6 Reasons Your Driver's License Got Suspended


A suspended license is a ruling applied to drivers that made several traffic violations. Having a suspended license is a definite hassle no matter who you are. Worse, you can even be disqualified as a driver if you make the wrong move.

There are many reasons drivers’ licenses get suspended. Although a lot of them are due to driving or traffic-related offenses, there are some non-traffic violations that can also lead to suspension of your driver’s license.

Plenty of reasons are set in place to suspend drivers’ licenses. However, there are some offenses that people commonly commit. Read on below to find out what are the most common reasons people get their license suspended.

1. Point Accumulation

Offenses such as speeding, broken license conditions, and alcohol-related cases are some of the ways that you can receive demerit points.

You acquire demerit points for every traffic offense you commit. These points can stack up and lead to a suspended license.


If you receive up to a hundred or more demerit points within two years, this is when you will get your license suspended for three months.

Each demerit point will last for up to two years so if you create more traffic offenses within this time period, you are likely to accumulate a significant amount that can lead to a suspended license.

2. License Suspension Proceedings for Multiple Violations

Having multiple violations will certainly lead to a license suspension. Again, the demerit points can stack up and when you reach a hundred demerit points, you will get your license suspended for three months.

It is important to note that there are traffic violations that results to 50 demerit points. This is especially true for any drug or alcohol-related offense. This is already half of the required number of demerit points needed to get a license suspended!

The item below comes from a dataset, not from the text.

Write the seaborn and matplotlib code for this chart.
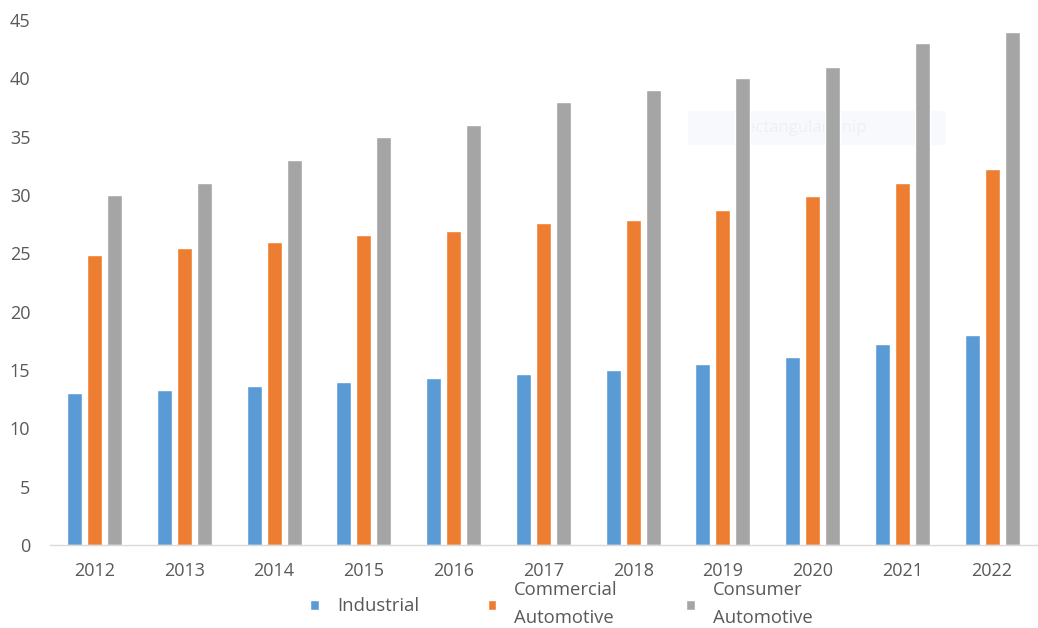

The smallest number of demerit points that you can acquire at one time is 10 points. This is from a person who produces a logbook that has around 1 to 5 omissions.

No matter how small the traffic violation is, if done over and over, the points do stack up. Before you know it, it can reach a hundred.

3. Serious Offenses

If you are caught by police officers drinking and driving on multiple occasions, this is a serious offense. Police officers will then have the ability to give you a 28-day suspension of license on the spot.

Also, if you refuse to undergo a blood test as requested by police officers, you can be viable for a 28-day roadside suspension. There are numerous other serious offenses that can lead to a 28-day roadside suspension effective immediately.

The 28-day roadside suspension is instant given the fact that this is incurred when drivers commit offenses that put the lives of others in danger. Other more severe offenses will not only lead to suspension of driver’s license, but it may also lead to an overall disqualification of you as a driver.

4. Driving Record Inaccuracies

Sometimes, there are clerical errors in the system that can lead to unwanted and inaccurate recallings of your driving history. If you find that you have a higher number of demerit points than you know, it may be time to check up on your driving records.

There are two types of driving records that you can get. One is the Demerit Points and Suspension History Report. This contains a record of your entire demerit points and suspensions within the last seven years.

The other driving record is the Demerit Point Summary. This summary contains active demerit points on your record that you acquired within the last two years. This also includes the demerit points that are active after a suspended license.

If you want to get a copy of your driving record, you may contact the transport agency near you for any questions or other concerns regarding your driving record.

5. Driving Without Insurance

There are some countries, like New Zealand, that does not require car owners to have an insurance. However, it is practical that you get your car insured.

Driving without insurance not only removes you from financial protection during an accident. You may also end up unable to use your car. Plus, your license can be suspended should you ever get a citation or fined hefty fees.

Depending on the state, your car may be impounded and you have to pay additional fees and get a driver’s license suspension when you get caught without insurance.

Before you buy a car, you might as well save enough money for auto insurance. This will not only help you in case you get into an accident. It will also prevent your license from getting suspended.

6. Plain Ol’ Forgetfulness

If you are not aware of the number of demerit points in your driving record, you may not know just how close you are to getting to a hundred demerit points. As you know, a hundred demerit points lead to a suspended license for three months.

Being forgetful is not a helpful trait when you have pending or active demerit points on your record. Aside from that, your license may get a suspension once a judge issues a stop order. This usually happens when a driver forgets to pay off their fines or tickets.

The Ministry of Justice issues the stop order and can suspend your license until you pay for your fines. They can also lift the suspension if you set up an arrangement on how you plan to pay for the accumulated fines or tickets.

Avoid Having Your Driver’s License Suspended

You can easily avoid having your driver’s license suspended as long as you are aware of your demerit points. Significantly, you should avoid poor driving practices such as driving while under the influence of alcohol.

If a driver’s license suspension costs you quite a lot and would cause difficulties in how you live your life, you need to apply for a limited license which will allow you to drive only for specific reasons and only during specific times.

Otherwise, you will just have to wait until the suspension is lifted after three months before you are legally allowed to drive in the roads again.